Reserves: Freddie Freeman, Justin Morneau, Anthony Rizzo, Adam LaRoche
Goldschmidt is the most dangerous hitter in the NL. Morneau has found a home in Colorado. The former Twin gets a chance to go back to Minneapolis. One of these players would serve as the DH.
Second base (3)
Who’s leading: Chase Utley
Who should start: Dee Gordon.
Reserves: Utley, Daniel Murphy
Gordon has been a key reason for the Dodgers success with his speed and presence at the top of the order. He’s hitting .299 with 41 stolen bases and 49 runs scored. Utley has had a nice season after injuries.
Third base (2)
Who’s leading: Aramis Ramirez
Who should start: Todd Frazier.
Reserves: Anthony Rendon
Frazier is having a breakout season with the Reds, hitting .292 with 17 homers and 47 RBI. He has even stolen 13 bases. Rendon has stepped in and solidified third base for the Nationals. He’s hitting .280 with 12 homers and 48 RBI and 57 runs.
Who’s leading: Troy Tulowitzki
Who should start: Tulowitzki.
Reserves: Starlin Castro
Tulowitzki’s numbers are ridiculous — .350 batting average, 18 homers, 47 RBI, 66 runs scored and a 1.049 OPS. The Rockies may be tanking, but he’s still producing at an MVP level.
Who’s leading: Yadier Molina
Who should start: Jonathan Lucroy.
Reserves: Molina, Devin Mesaroco
Lucroy is hitting .333 with nine homers and 44 RBI, and he’s also rivaling Molina as the best receiver in the NL. Mesaroco is hitting .313 with 15 homers and 41 RBI.
Who’s leading: Andrew McCutchen, Carlos Gomez, Yasiel Puig
Who should start: McCutchen, Gomez and Giancarlo Stanton.
Reserves: Puig, Seth Smith, Justin Upton.
There is something wrong with voters if Stanton isn’t in the starting outfield. He has 21 homers and 62 RBI to go with a .309 batting average. Puig’s numbers aren’t as good.
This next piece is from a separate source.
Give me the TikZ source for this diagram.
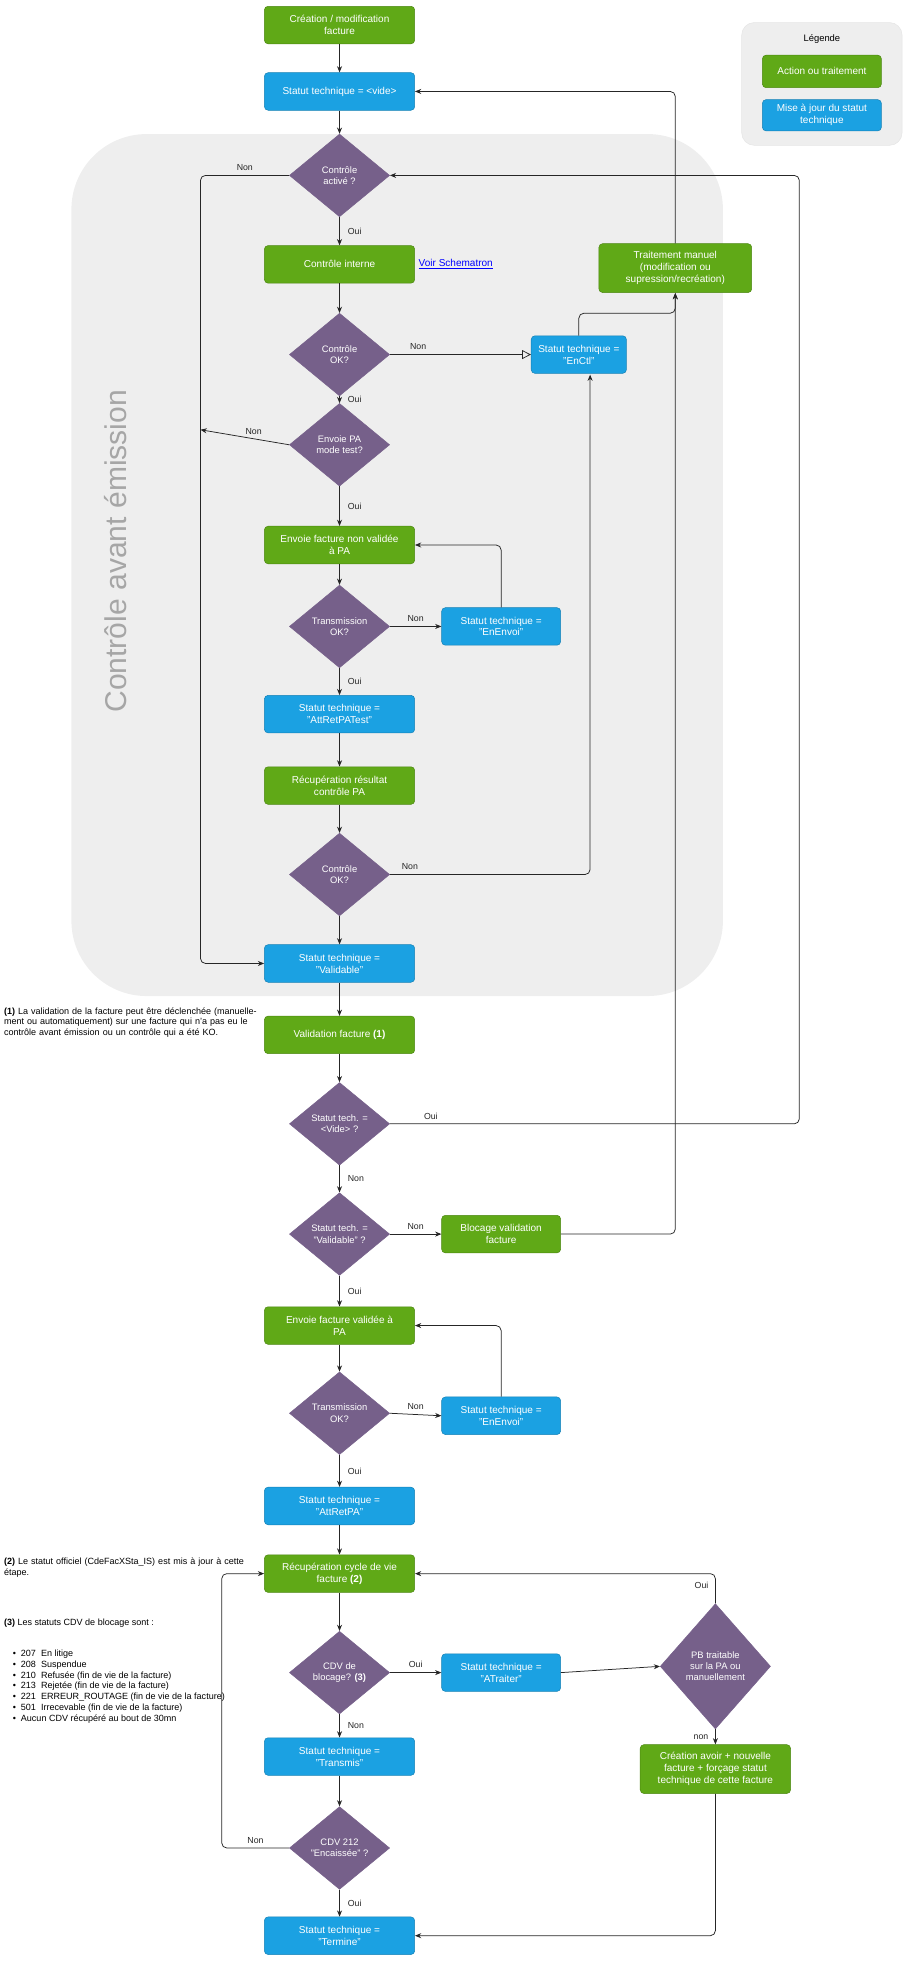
\documentclass[tikz,border=0pt]{standalone}
\usepackage{fontspec}
\setmainfont{Liberation Sans}
\usetikzlibrary{shapes.geometric,arrows.meta}
\definecolor{gr}{HTML}{60A917}
\definecolor{bl}{HTML}{1BA1E2}
\definecolor{pu}{HTML}{76608A}
\definecolor{bg}{HTML}{EEEEEE}
\begin{document}
\begin{tikzpicture}[x=1pt,y=-1pt,
 box/.style={rounded corners=3pt,text=white,minimum width=120pt,minimum height=30pt,align=center,font=\fontsize{8}{9.5}\selectfont,inner sep=1pt},
 act/.style={box,fill=gr,draw=gr!80!black},
 upd/.style={box,fill=bl,draw=bl!80!black},
 dec/.style={diamond,fill=pu,draw=pu,text=white,minimum width=80pt,minimum height=66pt,align=center,font=\fontsize{7.5}{9}\selectfont,inner sep=0pt},
 lab/.style={font=\fontsize{7}{8}\selectfont},
 ar/.style={-{Stealth[length=5pt,width=4pt]},black!85,line width=0.6pt,rounded corners=4pt},
 note/.style={font=\fontsize{7.2}{8.6}\selectfont,align=left,anchor=north west,inner sep=0pt}]
\useasboundingbox (0,0) rectangle (724,1566);
% grey region
\fill[bg,rounded corners=60pt] (57,107) rectangle (577,795);
\node[rotate=90,text=black!35,font=\fontsize{24}{24}\selectfont] (reg) at (92,440) {Contrôle avant émission};
% legend
\fill[bg,rounded corners=10pt,draw=black!10] (592,18) rectangle (720,116);
\node[font=\fontsize{7.5}{9}\selectfont] (leg) at (656,31) {Légende};
\node[act,minimum width=95pt,minimum height=26pt] (l1) at (656,57) {Action ou traitement};
\node[upd,minimum width=95pt,minimum height=25pt] (l2) at (656,92) {Mise à jour du statut\\technique};
% main column
\node[act] (c1) at (271,20) {Création / modification\\facture};
\node[upd] (vide) at (271,73) {Statut technique = <vide>};
\node[dec] (d1) at (271,140) {Contrôle\\activé ?};
\node[act] (ci) at (271,211) {Contrôle interne};
\node[anchor=west,text=blue,font=\fontsize{8}{9}\selectfont,inner sep=1pt] (vs) at (333,211) {\underline{Voir Schematron}};
\node[dec] (d2) at (271,283) {Contrôle\\OK?};
\node[upd,minimum width=76pt] (enctl) at (462,283) {Statut technique =\\"EnCtl"};
\node[act,minimum width=122pt,minimum height=39pt] (tm) at (539,214) {Traitement manuel\\(modification ou\\supression/recréation)};
\node[dec] (d3) at (271,355) {Envoie PA\\mode test?};
\node[act] (env1) at (271,435) {Envoie facture non validée\\à PA};
\node[dec] (d4) at (271,500) {Transmission\\OK?};
\node[upd,minimum width=95pt] (ee1) at (400,500) {Statut technique =\\"EnEnvoi"};
\node[upd] (att) at (271,570) {Statut technique =\\"AttRetPATest"};
\node[act] (rec) at (271,627) {Récupération résultat\\contrôle PA};
\node[dec] (d5) at (271,698) {Contrôle\\OK?};
\node[upd] (val) at (271,769) {Statut technique =\\"Validable"};
\node[act] (vf) at (271,826) {Validation facture \textbf{(1)}};
\node[dec] (d6) at (271,897) {Statut tech. =\\<Vide> ?};
\node[dec] (d7) at (271,985) {Statut tech. =\\"Validable" ?};
\node[act,minimum width=95pt] (blk) at (400,985) {Blocage validation\\facture};
\node[act] (env2) at (271,1058) {Envoie facture validée à\\PA};
\node[dec] (d8) at (271,1128) {Transmission\\OK?};
\node[upd,minimum width=95pt] (ee2) at (400,1130) {Statut technique =\\"EnEnvoi"};
\node[upd] (atr) at (271,1202) {Statut technique =\\"AttRetPA"};
\node[act] (cyc) at (271,1256) {Récupération cycle de vie\\facture \textbf{(2)}};
\node[dec] (d9) at (271,1335) {CDV de\\blocage? \textbf{(3)}};
\node[upd,minimum width=95pt] (atrt) at (400,1335) {Statut technique =\\"ATraiter"};
\node[dec,minimum width=88pt,minimum height=100pt] (pb) at (571,1330) {PB traitable\\sur la PA ou\\manuellement};
\node[act,minimum width=120pt,minimum height=39pt] (cav) at (571,1412) {Création avoir + nouvelle\\facture + forçage statut\\technique de cette facture};
\node[upd] (trm) at (271,1402) {Statut technique =\\"Transmis"};
\node[dec] (d10) at (271,1475) {CDV 212\\"Encaissée" ?};
\node[upd] (ter) at (271,1545) {Statut technique =\\"Termine"};
% vertical flow
\draw[ar] (c1) -- (vide);
\draw[ar] (vide) -- (d1);
\draw[ar] (d1) -- node[lab,right=3pt]{Oui} (ci);
\draw[ar] (ci) -- (d2);
\draw[ar] (d2) -- node[lab,right=3pt]{Oui} (d3);
\draw[ar] (d3) -- node[lab,right=3pt]{Oui} (env1);
\draw[ar] (env1) -- (d4);
\draw[ar] (d4) -- node[lab,right=3pt]{Oui} (att);
\draw[ar] (att) -- (rec);
\draw[ar] (rec) -- (d5);
\draw[ar] (d5) -- (val);
\draw[ar] (val) -- (vf);
\draw[ar] (vf) -- (d6);
\draw[ar] (d6) -- node[lab,right=3pt]{Non} (d7);
\draw[ar] (d7) -- node[lab,right=3pt]{Oui} (env2);
\draw[ar] (env2) -- (d8);
\draw[ar] (d8) -- node[lab,right=3pt]{Oui} (atr);
\draw[ar] (atr) -- (cyc);
\draw[ar] (cyc) -- (d9);
\draw[ar] (d9) -- node[lab,right=3pt]{Non} (trm);
\draw[ar] (trm) -- (d10);
\draw[ar] (d10) -- node[lab,right=3pt]{Oui} (ter);
% side branches
\draw[ar,-{Triangle[open,length=7pt,width=7pt]}] (d2.east) -- node[lab,pos=0.2,above]{Non} (enctl.west);
\draw[ar] (enctl.north) |- (539,250) -- (tm.south);
\draw[ar] (tm.north) |- (vide.east);
\draw[ar] (d5.east) -- node[lab,pos=0.1,above]{Non} (471,698) -- (471,299);
\draw[ar] (d1.west) -- node[lab,pos=0.5,above]{Non} (160,140) |- (val.west);
\draw[ar] (d3.west) -- node[lab,pos=0.4,above]{Non} (160,343);
\draw[ar] (d4.east) -- node[lab,above]{Non} (ee1.west);
\draw[ar] (ee1.north) |- (env1.east);
\draw[ar] (d6.east) -- node[lab,pos=0.1,above]{Oui} (638,897) |- (d1.east);
\draw[ar] (d7.east) -- node[lab,above]{Non} (blk.west);
\draw[ar] (blk.east) -| (539,234);
\draw[ar] (d8.east) -- node[lab,above]{Non} (ee2.west);
\draw[ar] (ee2.north) |- (env2.east);
\draw[ar] (d9.east) -- node[lab,above]{Oui} (atrt.west);
\draw[ar] (atrt.east) -- (pb.west);
\draw[ar] (pb.north) |- node[lab,pos=0.3,left=2pt]{Oui} (cyc.east);
\draw[ar] (pb.south) -- node[lab,left=2pt]{non} (cav.north);
\draw[ar] (cav.south) |- (ter.east);
\draw[ar] (d10.west) -- node[lab,above]{Non} (177,1475) |- (cyc.west);
% notes
\node[note,text width=205pt] (n1) at (3,804) {\textbf{(1)} La validation de la facture peut être déclenchée (manuellement ou automatiquement) sur une facture qui n'a pas eu le contrôle avant émission ou un contrôle qui a été KO.};
\node[note,text width=205pt] (n2) at (3,1243) {\textbf{(2)} Le statut officiel (CdeFacXSta\_IS) est mis à jour à cette étape.};
\node[note] (n3) at (3,1292) {\textbf{(3)} Les statuts CDV de blocage sont :};
\node[note] (n4) at (10,1316) {\begin{tabular}{@{}l@{\ \ }l@{}}
\textbullet & 207\ \ En litige\\
\textbullet & 208\ \ Suspendue\\
\textbullet & 210\ \ Refusée (fin de vie de la facture)\\
\textbullet & 213\ \ Rejetée (fin de vie de la facture)\\
\textbullet & 221\ \ ERREUR\_ROUTAGE (fin de vie de la facture)\\
\textbullet & 501\ \ Irrecevable (fin de vie de la facture)\\
\textbullet & Aucun CDV récupéré au bout de 30mn
\end{tabular}};
\end{tikzpicture}
\end{document}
Who should start: Clayton Kershaw.
Reserves: Adam Wainwright, Johnny Cueto, Alfredo Simon, Madison Bumgarner, Zack Greinke, Kyle Lohse, Tim Hudson, Jordan Zimmerman, Francisco Rodriguez, Craig Kimbrel, Rafael Soriano, Huston Street
The easiest decision is to start Kershaw, who is the most unhittable pitcher in baseball. After destroying his ankle last season, Hudson has come back and posted a 2.35 ERA this season. Francisco Rodriguez is having a career renaissance with the Brewers.